KM: Der 1. September 1939 ist für viele Polen eher mit gewissen Stichwörtern verbunden, so zum Beispiel mit der Schlacht auf der Danziger Westerplatte. Doch tiefergehendes Wissen über die ersten Tage und Wochen der deutschen und sowjetischen Besatzung fehlt häufig. In den Interviews berichteten uns die Zeitzeugen vom September 1939. Für viele bedeute der Kriegsausbruch das Ende einer Ära. Ihr bisheriges Leben war auf einen Schlag beendet. Sie würden auch nie wieder in die Zeit vor dem Krieg zurückkehren können, denn nach 1945 veränderte der Kommunismus wiederum ihr Leben. Dieses Oral History Projekt liegt uns sehr am Herzen, denn es schließt eine Lücke in der Historiografie. Während der Volksrepublik Polen wurden nämlich kaum Erinnerungen an den Krieg dokumentiert. Es gab zwar viele Gedenkfeiern und dergleichen, aber kaum ernsthafte Forschungen. Ein weiterer Aspekt dieses Projektes ist es, einer breiten Masse von Interessierten Zugang zu diesen Erinnerungen zu gewähren. Im Westen ist zum Teil wenig über die deutsche Besatzung Polens und das Leiden der Bevölkerung bekannt.

LAG: Lassen Sie uns über die öffentliche Wahrnehmung sprechen. Wann wird in Polen das Kriegsende gefeiert?

KM: Das Ende des Kriegs wird am 8. Mai gefeiert. Während der Volksrepublik war es dagegen der 9. Mai. Im Jahre 2009 gedenken wir zweier Ereignisse, die 50 Jahre auseinander liegen. Auf der einen Seite des Kriegsbeginns, also des Verlusts unserer Unabhängigkeit. Auf der anderen Seite feiern wir den 20. Jahrestag der Wiedererlangung unserer Freiheit. Es gibt einige Radikale, die behaupten, der Krieg wäre erst mit dem Fall des Kommunismus beendet. Andere bezeichnen die Volksrepublik pauschal als sowjetische Besatzung, aber das sind eher Ausnahmen. Allerdings lässt sich an dieser Frage etwas Anderes im Bezug auf das polnisch-jüdische Verhältnis ablesen. Denn für die Juden war der Einmarsch der Sowjets vor allem ein Akt der Befreiung aus der deutschen Gefangenschaft. Für die Polen gilt das natürlich ebenso, doch sie denken auch an den Beginn der kommunistischen Herrschaft.

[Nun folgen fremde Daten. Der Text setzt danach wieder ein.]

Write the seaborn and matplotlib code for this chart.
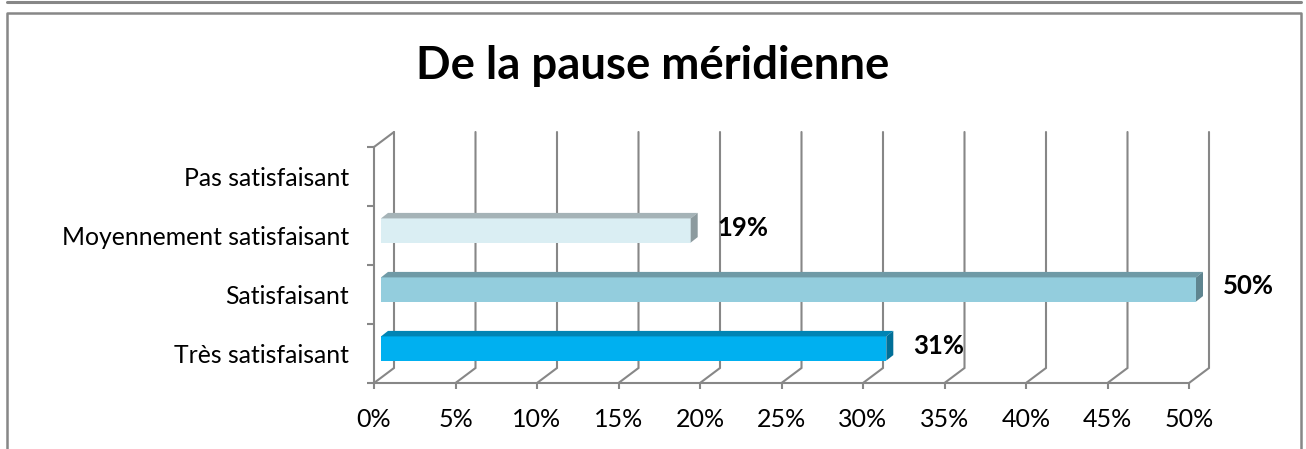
import numpy as np
import pandas as pd
import seaborn as sns
import matplotlib.pyplot as plt
from matplotlib.patches import Polygon
from matplotlib.lines import Line2D

# données
categories = ["Pas satisfaisant", "Moyennement satisfaisant", "Satisfaisant", "Très satisfaisant"]
values = [0.0, 0.19, 0.50, 0.31]
bar_labels = ["", "19%", "50%", "31%"]
x_ticks = [0, 5, 10, 15, 20, 25, 30, 35, 40, 45, 50]

front_colors = ["#DAEEF3", "#DAEEF3", "#93CDDD", "#00B0F0"]
top_colors = ["#A5B3B7", "#A5B3B7", "#6F9AA6", "#0084B4"]
side_colors = ["#8C9A9E", "#8C9A9E", "#5F8590", "#006F98"]
grey = "#878787"

sns.set_theme(style="white")
plt.rcParams['font.family'] = ['Lato', 'DejaVu Sans']
plt.rcParams['text.color'] = 'black'
plt.rcParams['xtick.labelcolor'] = 'black'
plt.rcParams['ytick.labelcolor'] = 'black'

fig = plt.figure(figsize=(13.06, 4.49), dpi=100)
ax = fig.add_axes([374 / 1306, 1 - 383 / 449, 815 / 1306, 236 / 449])

df = pd.DataFrame({"cat": categories, "val": values})
sns.barplot(data=df, x="val", y="cat", hue="cat", order=categories, hue_order=categories,
            palette=dict(zip(categories, front_colors)), legend=False, width=0.41,
            saturation=1, orient="h", ax=ax, zorder=3, edgecolor="none")

ax.set_xlim(0, 0.5)
ax.set_ylim(3.5, -0.5)
ax.set_xlabel("")
ax.set_ylabel("")

# conversion pixels -> données (pour l'effet 3D)
W = ax.bbox.width
H = ax.bbox.height
sx = 0.5 / W
sy = -4.0 / H

# mur du fond + plancher
for t in x_ticks:
    xv = t / 100
    ax.plot([xv, xv + 20 * sx, xv + 20 * sx], [3.5, 3.5 + 15 * sy, -0.5 + 15 * sy],
            color=grey, lw=1.5, clip_on=False, zorder=1, solid_joinstyle="miter")
ax.plot([0, 20 * sx], [-0.5, -0.5 + 15 * sy], color=grey, lw=1.5, clip_on=False, zorder=1)

# barres en relief
for p in ax.patches:
    i = int(round(p.get_y() + p.get_height() / 2))
    if values[i] == 0:
        p.set_visible(False)
        continue
    p.set_clip_on(False)
    p.set_x(p.get_x() + 7 * sx)
    p.set_y(p.get_y() + 5 * sy)
    x0 = p.get_x()
    x1 = x0 + p.get_width()
    yb = p.get_y() + p.get_height()   # bas (axe inversé)
    yt = p.get_y()                    # haut
    dx, dy = 7 * sx, 5.5 * sy
    ax.add_patch(Polygon([[x0, yt], [x1, yt], [x1 + dx, yt + dy], [x0 + dx, yt + dy]],
                         closed=True, facecolor=top_colors[i], edgecolor="none",
                         zorder=3, clip_on=False))
    ax.add_patch(Polygon([[x1, yb], [x1, yt], [x1 + dx, yt + dy], [x1 + dx, yb + dy]],
                         closed=True, facecolor=side_colors[i], edgecolor="none",
                         zorder=3, clip_on=False))
    ax.text(x1 + dx + 20 * sx, (yt + yb) / 2 + 3 * sy, bar_labels[i], ha="left", va="center",
            fontsize=18.5, fontweight="bold", color="black", clip_on=False)

# axes
for s in ["top", "right"]:
    ax.spines[s].set_visible(False)
for s in ["left", "bottom"]:
    ax.spines[s].set_color(grey)
    ax.spines[s].set_linewidth(1.5)
    ax.spines[s].set_zorder(4)

ax.set_xticks([t / 100 for t in x_ticks])
ax.set_xticklabels([f"{t}%" for t in x_ticks])
ax.tick_params(axis="x", length=4, width=1.5, color=grey, pad=14, labelsize=18, direction="out", bottom=True)
ax.set_yticks(range(len(categories)))
ax.set_yticklabels(categories)
ax.set_yticks(np.arange(-0.5, 4, 1), minor=True)
ax.tick_params(axis="y", which="major", length=0, pad=18, labelsize=17.8)
ax.tick_params(axis="y", which="minor", length=5, width=1.5, color=grey, direction="out", left=True)

# titre
fig.text(0.5, 1 - 66 / 449, "De la pause méridienne", ha="center", va="center",
         fontsize=32.8, fontweight="bold")

# cadre
fig.add_artist(Line2D([6.5 / 1306, 6.5 / 1306, 1300.5 / 1306, 1300.5 / 1306],
                      [0, 1 - 12.5 / 449, 1 - 12.5 / 449, 0],
                      transform=fig.transFigure, color=grey, lw=1.8))
fig.add_artist(Line2D([6.5 / 1306, 1300.5 / 1306], [1 - 1.5 / 449, 1 - 1.5 / 449],
                      transform=fig.transFigure, color=grey, lw=2.2))

fig.savefig("out.png", dpi=100)
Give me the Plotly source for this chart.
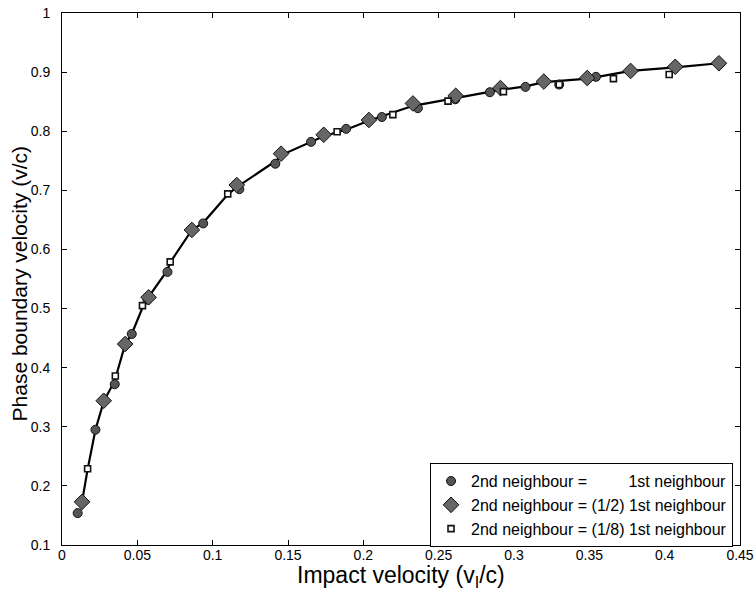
import plotly.graph_objects as go

# 2nd neighbour = 1st neighbour (circles)
circ_x = [0.0104, 0.0222, 0.035, 0.0463, 0.0567, 0.070, 0.0937, 0.1177, 0.1416, 0.1653, 0.1886,
          0.2123, 0.2362, 0.261, 0.284, 0.3076, 0.330, 0.3544]
circ_y = [0.154, 0.295, 0.372, 0.457, 0.515, 0.562, 0.644, 0.702, 0.745, 0.782, 0.804,
          0.824, 0.839, 0.854, 0.866, 0.875, 0.879, 0.892]

# 2nd neighbour = (1/2) 1st neighbour (diamonds)
dia_x = [0.0133, 0.0277, 0.0419, 0.0575, 0.0862, 0.116, 0.1454, 0.1737, 0.2037, 0.2329,
         0.2613, 0.291, 0.3198, 0.3486, 0.3774, 0.407, 0.436]
dia_y = [0.173, 0.344, 0.440, 0.519, 0.633, 0.709, 0.762, 0.794, 0.819, 0.847,
         0.860, 0.873, 0.884, 0.890, 0.902, 0.909, 0.915]

# 2nd neighbour = (1/8) 1st neighbour (squares)
sq_x = [0.017, 0.0354, 0.0534, 0.0718, 0.110, 0.1826, 0.2196, 0.2562, 0.293, 0.330, 0.366, 0.403]
sq_y = [0.229, 0.386, 0.505, 0.579, 0.694, 0.799, 0.828, 0.851, 0.867, 0.879, 0.889, 0.896]

# solid curve through the data
curve_x = [0.0133, 0.017, 0.0222, 0.0277, 0.035, 0.042, 0.0463, 0.054, 0.0567, 0.070, 0.0718,
           0.0862, 0.0937, 0.110, 0.117, 0.142, 0.146, 0.165, 0.174, 0.188, 0.204, 0.233,
           0.261, 0.291, 0.3076, 0.320, 0.349, 0.3774, 0.407, 0.436]
curve_y = [0.173, 0.228, 0.295, 0.343, 0.378, 0.440, 0.457, 0.505, 0.517, 0.565, 0.578,
           0.633, 0.645, 0.693, 0.707, 0.750, 0.760, 0.782, 0.792, 0.802, 0.818, 0.843,
           0.856, 0.870, 0.876, 0.883, 0.889, 0.902, 0.908, 0.915]

x_ticks = [0, 0.05, 0.1, 0.15, 0.2, 0.25, 0.3, 0.35, 0.4, 0.45]
x_ticktext = ["0", "0.05", "0.1", "0.15", "0.2", "0.25", "0.3", "0.35", "0.4", "0.45"]
y_ticks = [0.1, 0.2, 0.3, 0.4, 0.5, 0.6, 0.7, 0.8, 0.9, 1.0]
y_ticktext = ["0.1", "0.2", "0.3", "0.4", "0.5", "0.6", "0.7", "0.8", "0.9", "1"]

NB = "\u00a0"
labels = [
    "2nd neighbour =" + NB * 9 + "\u200a" + "1st neighbour",
    "2nd neighbour = (1/2) 1st neighbour",
    "2nd neighbour = (1/8) 1st neighbour",
]

font_family = "Liberation Sans, Arial, Helvetica, sans-serif"

fig = go.Figure()
fig.add_trace(go.Scatter(x=curve_x, y=curve_y, mode="lines",
                         line=dict(color="black", width=2.2), showlegend=False, hoverinfo="skip"))
fig.add_trace(go.Scatter(x=circ_x, y=circ_y, mode="markers", name=labels[0],
                         marker=dict(symbol="circle", size=9, color="#555555",
                                     line=dict(color="#111111", width=1))))
fig.add_trace(go.Scatter(x=dia_x, y=dia_y, mode="markers", name=labels[1],
                         marker=dict(symbol="diamond", size=12, color="#666666",
                                     line=dict(color="#111111", width=1))))
fig.add_trace(go.Scatter(x=sq_x, y=sq_y, mode="markers", name=labels[2],
                         marker=dict(symbol="square", size=6, color="white",
                                     line=dict(color="#111111", width=1.6))))

axis_common = dict(showline=True, linecolor="black", linewidth=1, mirror="ticks",
                   ticks="inside", ticklen=5, tickcolor="black", showgrid=False,
                   zeroline=False, automargin=False,
                   tickfont=dict(size=14, color="black", family=font_family))

fig.update_xaxes(range=[0, 0.45], tickvals=x_ticks, ticktext=x_ticktext,
                 ticklabelstandoff=-3, **axis_common)
fig.update_yaxes(range=[0.1, 1.0], tickvals=y_ticks, ticktext=y_ticktext,
                 ticklabelstandoff=8, **axis_common)

fig.add_annotation(text="Impact velocity (v<sub>I</sub>/c)", xref="paper", yref="paper",
                   x=0.5, y=-0.059, xanchor="center", yanchor="middle", showarrow=False,
                   font=dict(size=23, color="black", family=font_family))
fig.add_annotation(text="Phase boundary velocity (v/c)", xref="paper", yref="paper",
                   x=-0.062, y=0.4915, xanchor="center", yanchor="middle", textangle=-90,
                   showarrow=False, font=dict(size=21, color="black", family=font_family))

fig.update_layout(
    width=754, height=594,
    margin=dict(l=62, r=14, t=13, b=49),
    paper_bgcolor="white", plot_bgcolor="white",
    font=dict(family=font_family, color="black"),
    legend=dict(x=0.9897, y=-0.004, xanchor="right", yanchor="bottom",
                bgcolor="white", bordercolor="black", borderwidth=1,
                font=dict(size=16, color="black", family=font_family),
                itemsizing="trace", tracegroupgap=0),
)

fig.write_html("out.html", config={"displayModeBar": False},
               post_script="document.body.style.margin='0';")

LAG: Welche Veranstaltungen planen Sie im HBG anlässlich des 70. Jahrestages?

KM: Es wird mehrere große Feierlichkeiten in ganz Warschau geben. Wir werden den Jahrestag zum Anlass nehmen, an die Opfer des Nationalsozialismus und des Stalinismus zu erinnern. Uns geht es außerdem darum, über die zwei totalitären Regime in Polen zu informieren. Da gibt es noch viel zu tun.

LAG: Frau Mitzner, wir danken Ihnen für das Interview.